Sin prisas

Autor: Javier Menéndez Ros / Toulousse

 

 

Antes que nada, una advertencia: si tienes prisa no leas lo que sigue y déjalo para cuando tengas un rato tranquilo. Si, por el contrario, crees que puedes leer con tranquilidad estas dos páginas, entonces adelante.

De vez en cuando me sorprendo a mí mismo preguntándome por qué voy apresurado a todos lados y por qué a menudo meto tanta prisa a la gente que me rodea. Desde que me levanto hasta que vuelvo a casa después del trabajo parece que todo ha de ser una carrera contra reloj. El tiempo lo tengo ya calculado para que no sobre ni un minuto, y si, por el contrario, se produce algún retraso, entonces más prisa aún hay que darse.

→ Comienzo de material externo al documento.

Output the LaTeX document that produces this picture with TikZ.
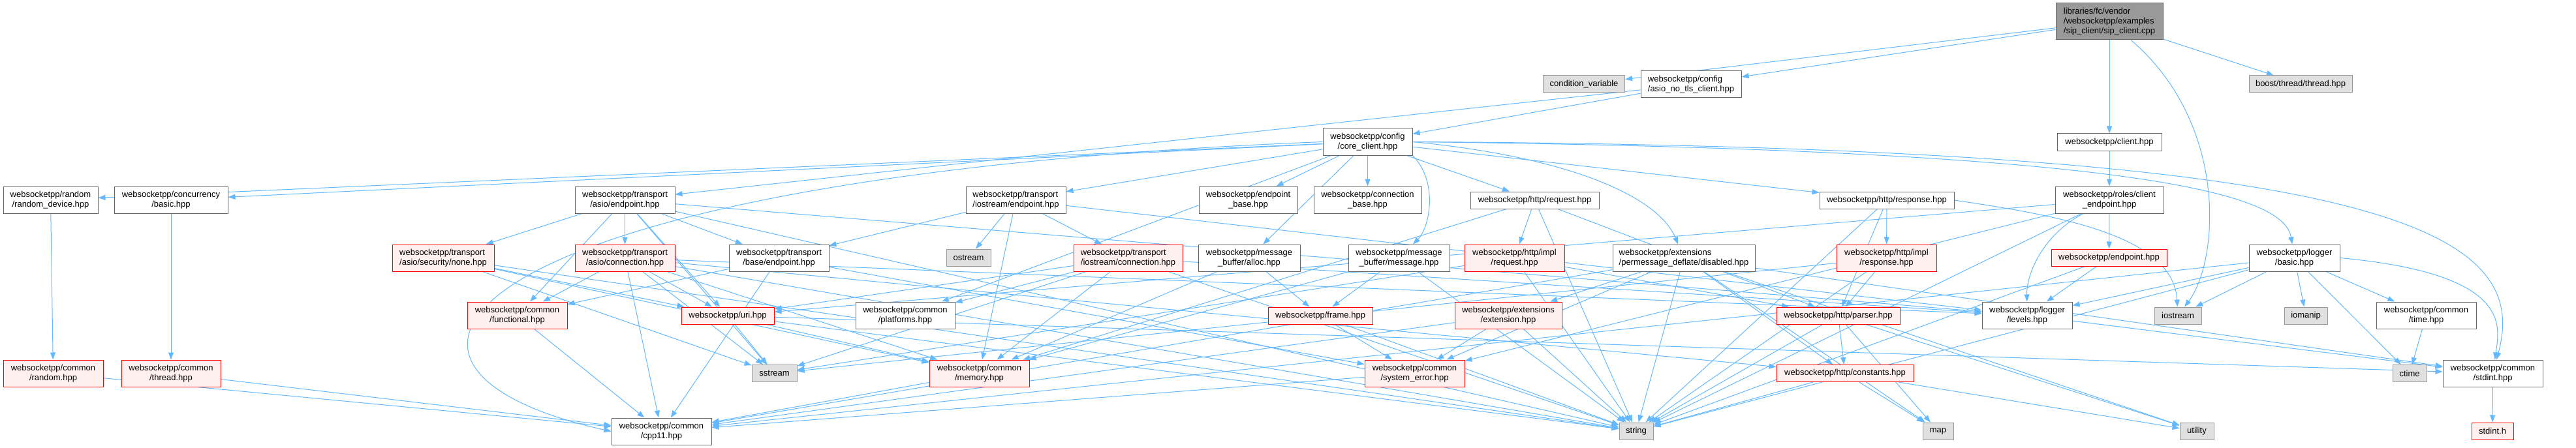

Hay que conducir de prisa; el tren, el metro o el autobús no van todo lo rápido que me gustaría; ando por la calle dando pasos rápidos y miro con desagrado a quien osa adelantarme. Cuando vivía en Holanda eso me pasaba más a menudo pues especialmente las holandesas de tamaño ciclópeo me pasaban andando con sus grandes zancadas sin despeinarse ni un pelo, y cuando iba en bici era mucho peor, pues hasta las abuelitas holandesas me adelantaban como si nada, con su ritmo cadencioso, pese a mis intentos de acelerar. ¡Aquello era intolerable!

Por la calle tengo que ir rápido, no importa si voy o vuelvo del trabajo, si mi jefe es o no uno de esos que continuamente demanda mi presencia; pero da igual, ahí estoy yo, viendo cómo la vida, los escaparates de las tiendas, los árboles y las personas pasan a toda velocidad.

En la oficina estás perdido si eres lento y no andas por el medio de los pasillos, con paso firme y con cara de estresado. La empresa busca gente de acción; si piensas, parece que estás perdiendo el tiempo. 

Pues yo me he hartado ya de tanto correr y decidí el otro día pararme de golpe en la calle, aunque lamentablemente no se me encendieron las luces del freno y una señora casi se estampa conmigo. 

Después de eso, me eché a un lado para no entorpecer el ritmo de los apresurados y llegué la sabia conclusión de que algo estaba fallando en mi forma de vida. Y así, fruto de aquel instante y tras unas tranquilas meditaciones, me he puesto unos firmes propósitos que aquí relaciono, por si a alguno le fuesen de utilidad:

- Me levantaré unos minutos antes para no ir con el tiempo justo desde el principio.
- Desayunaré con tranquilidad, disfrutando de un buen café y de lo que caiga.
- Me tomaré el mejor momento del día para hacer silencio en mi interior y escuchar la voz de Dios.
- Conduciré despacio, no porque me vayan a quitar puntos del carnet o porque me pilla el radar sino porque es más seguro y porque, sencillamente, no tengo prisa.
- Aceptaré sin quejarme el ritmo del transporte público, sea el que sea ese día.
- Andaré tranquilamente, aunque me piten con sus miradas otros viandantes; me fijaré en lo que vea y en lo que no vea a mi alrededor, disfrutaré de lo que oiga y de lo que sienta. Notaré el sol cuando me ilumine, el viento cuando pase a mi lado o la lluvia cuando me moje.
- Intentaré leer los correos electrónicos todos enteros, queriendo entender al que escribe y poniéndome en sus circustancias.
- Abriré el libro que estoy leyendo (los libros también existen para algo más que decorar en una librería) y saborearé las palabras del escritor sin querer consumirlas en una lectura rápida.
- Escucharé a quien me hable, dedicándole toda mi atención, desterrando otros pensamientos paralelos.
- Miraré a los ojos sin juzgar, sin presionar, sin violentar, simplemente queriendo que la comunicación fluya sin prisas
- Hablaré despacio, habiendo pensado antes lo que voy a decir.

Y ahora que he escrito estás líneas sin prisas, voy a cerrar los ojos despacio (e invito también al lector a que así lo haga), sintiendo mi respiración, notando el ritmo acompasado del corazón. Y así, con tranquilidad, voy a dormirme y soñaré que he encontrado la paz y que va a ser ella mi compañera diaria que quiero sentir y poder brindarla a los demás.